Since I’m off-topid right now anyway, I thought I’d crow a little bit about the amazing amount of dirt I’ve moved over the last couple months. Mom and I decided we needed to make some changes to the front yard to add a second walkway. (She apparently thought my habit of shoveling through the middle of the grass to get to my car last winter was tacky or something.) We watch entirely too much DIY network…
Now, truthfully, the walkway area and the flower bed in front of it were absolutely all we planned on doing. So you can imagine my mother’s surprise when I told her I was ripping out the planting area around the pine tree and putting in a wall…
The wall is about 3′ closer to the tree than the old planting area (ie, the part without grass in front of the wall). It’s made from a lot of old landscaping blocks that we had lying around (no, really – mostly in the back, as far from the project as possible).
Now, I built the wall to hold the dirt that I had to remove from the area that is now gravel and brick. 20’x8’x4″ is, in fact, a whole lot of dirt. Add to that the flower bed in front (which goes down 24″, at my mother’s insistence), and the additional 4″ of excavation for the brick path, and, well, it’s a lot of dirt.
Sane people do this with a bobcat or other dirt-moving machine. I had a shovel. Right now, I also have a slightly improved waistline, and the best tan of my adult life.
I’ve never built a wall before. As I understand it, you’re supposed to excavate down and put in a level gravel base. I skipped that. I found out while digging the front area that at about 3″ down, our front yard is one solid mass of gravel. We felt pretty confident that it would be silly to dig out 4″ of the existing packed-till-concrete-hard gravel in order to replace it with newer, cleaner gravel to build a wall on. (We also now know why we’ve always had such a time with the grass – the builder’s seem to have skipped the part about putting down topsoil when they rolled out the lawn. After almost 40 years, it’s probably too late to complain….) The blocks we had were really meant for straight walls, not curved walls. We filled the areas between them with concrete, just for good measure.

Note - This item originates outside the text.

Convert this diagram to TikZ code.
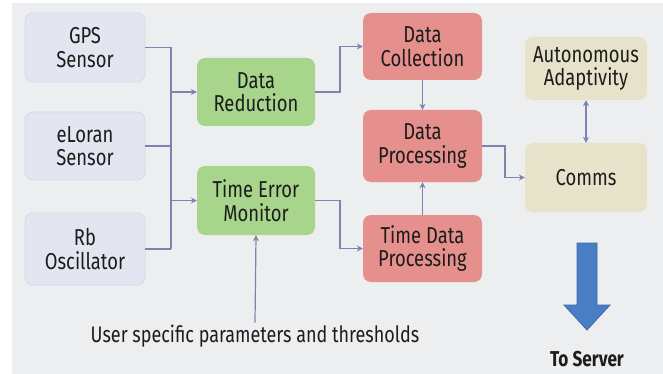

I’ve never worked with concrete before, either. If I had, I might have realized it would be a good idea to concrete as we went, rather than waiting to the end and trying to get concrete into little spaces. (The best way seems to be to make little concrete patties and shove them in, btw. Just in case you ever find yourself doing something like this.)
I used a bunch of extra rocky, gravelly goodness right inside the wall for drainage. Did I mention the rocks? Oh, but there were rocks… And the occasional stray concrete clump larger than my head. No big. After all, I had a shovel….
This project was composed entirely of things I didn’t know how to do. Like, brickwork. I’ve never had to do that before. Looking back, the curve makes this less than the best starter project. This was also a “wrong tool for the job” project. Modern people cut bricks with a masonry saw. I had a hammer and chisel. That takes longer.
We also added a rock lined path through the garden area, between the pine and the house. All these rocks were in our yard. Mostly, they were in the back, as far from the place they needed to be as possible. They used to border a bed of ferns, but the ferns jumped their bounds a long time ago, leaving the rocks strangled by dead ferns and living weeds. That was … annoying.
True story: I’d been putting off starting this whole thing. (Shoveling through the middle of the yard bothered me not at all….) I started it July 18th, as I recall. Mom had left for a wedding, and I was planning on working on website code for the rest of the day then going to watch my guy perform in a show that evening. The most stressful thing I was going to do was take out a small bag of trash.
Which is when I got locked out of the house. I checked the door to make sure it wasn’t locked (I always do, because I used to have a very bad habit of locking myself out of places), pulled it shut, dumped the trash, and somehow, the door had locked itself. The neighbors no longer have a key. There was a hidden key, buried under the front left leg of the bench under the pine tree, which would have been helpful if I hadn’t moved the bench to trim some of the lower branches on the tree.
So I started digging up the yard. It seemed like the most logical response….
Unfortunately, I was wearing a heeled slide, which is probably the most wrong shoe for digging in the history of ever. Fortunately, mom got home from the wedding early, and I had time to get cleaned up for the evening.
So, the moral of the story is: if you’re locked out of the house, you might as well do a little yard work.